1
votes

I wrote this two code implementations to compute the gradient delta for the regularized logistic regression algorithm, the inputs are a scalar variable n1 that represents a value n+1, a column vector theta of size n+1, a matrix X of size [m x (n+1)], a column vector y of size m and a scalar factor lambda.

The first code computes successfully, the second one outputs a wrong result. I believe these implementation are doing the same thing how can they output different results?

%correct
tmp = zeros(n1, 1);
tmp(2:n1,:) = (lambda / m) * theta(2:n1);
grad = (1 / m) * (X' * (sigmoid(X * theta) - y)) + tmp;

%wrong
grad(1,:) = (1 / m) * (X(:,1)' * (sigmoid(X(:,1) * theta(1,:)) - y));
grad(2:n1,:) = (1 / m) * (X(:,2:n1)' * (sigmoid(X(:,2:n1) * theta(2:n1,:)) - y)) + ((lambda / m) * theta(2:n1));

Where sigmoid(z) returns g as in:

g = zeros(size(z));
g = 1 ./ (1 + exp( -z ));
1

1 Answers

1
votes

The problem lies in matrix multiplication.

First suppose, m = 5 and n1 = 5, This means X is a 5*5 matrix and both theta and y is a vector of 5 elements.

Now in the first case the sigmoid function provide a 5*5 matrix and the inverse of X is also 5*5. Since it is a matrix multiplication, 1st row of X' multiply with the 1st column of g which means you need all the g values to calculate the first row of grad.

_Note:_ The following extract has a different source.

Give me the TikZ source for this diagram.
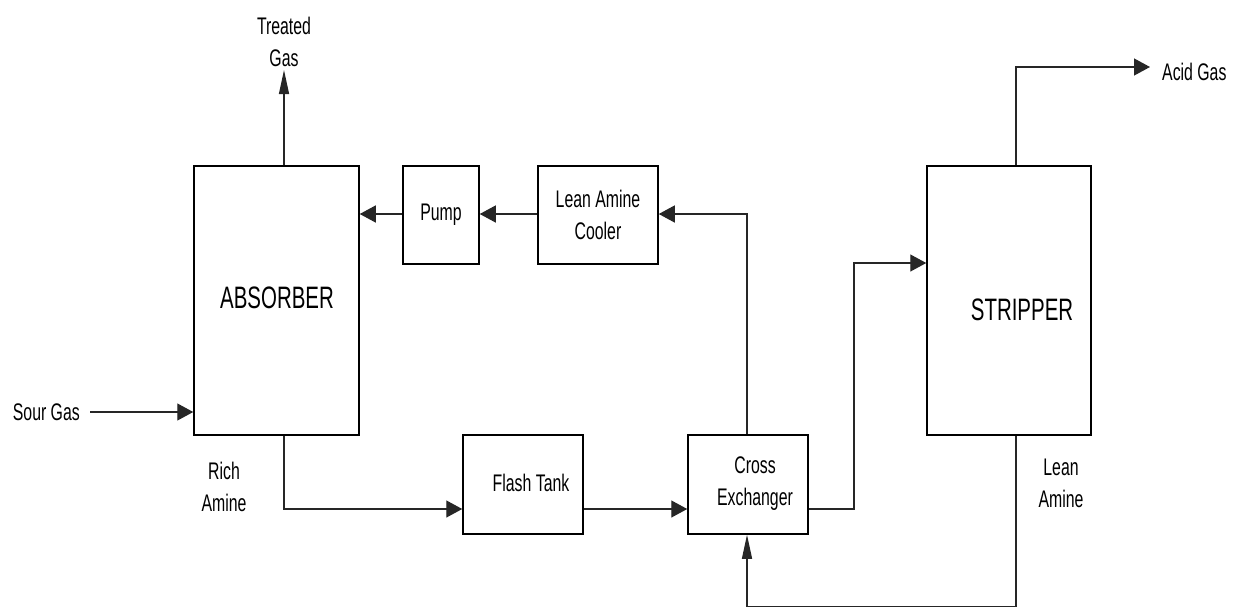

Now in the second case, for the first row of grad, the sigmoid function also provide a 5*5 matrix but it's different because now X is a 1*5 matrix. This means the matrix multiplication will provide a different output and hence the result is different.

I hope this is clear now.

**previously I was writing my answer assuming that theta and y is row vector, but in you example you have clearly mentioned that you are using column vector. However, still matrix multiplication is the problem. If you have a clear understanding about matrix multiplication, then you will easily understand the problem.

Lets start with the right equation,

( X * theta) - y = m*1 matrix, hence the sigmoid is m*1 matrix.

X' * sigmoid is the main part here, because the other two terms are scalar, X' * sigmoid = m*1 matrix and finally your grad is m*1 matrix.

If you look closely the grad(1,1) is dependent upon X'(1,:) and sigmoid, and you have calculated the sigmoid using all the theta values. So, grad(1,1) is not only depends on theta(1) and you can't simply replace theta with theta(1) what's you are doing in the wrong case.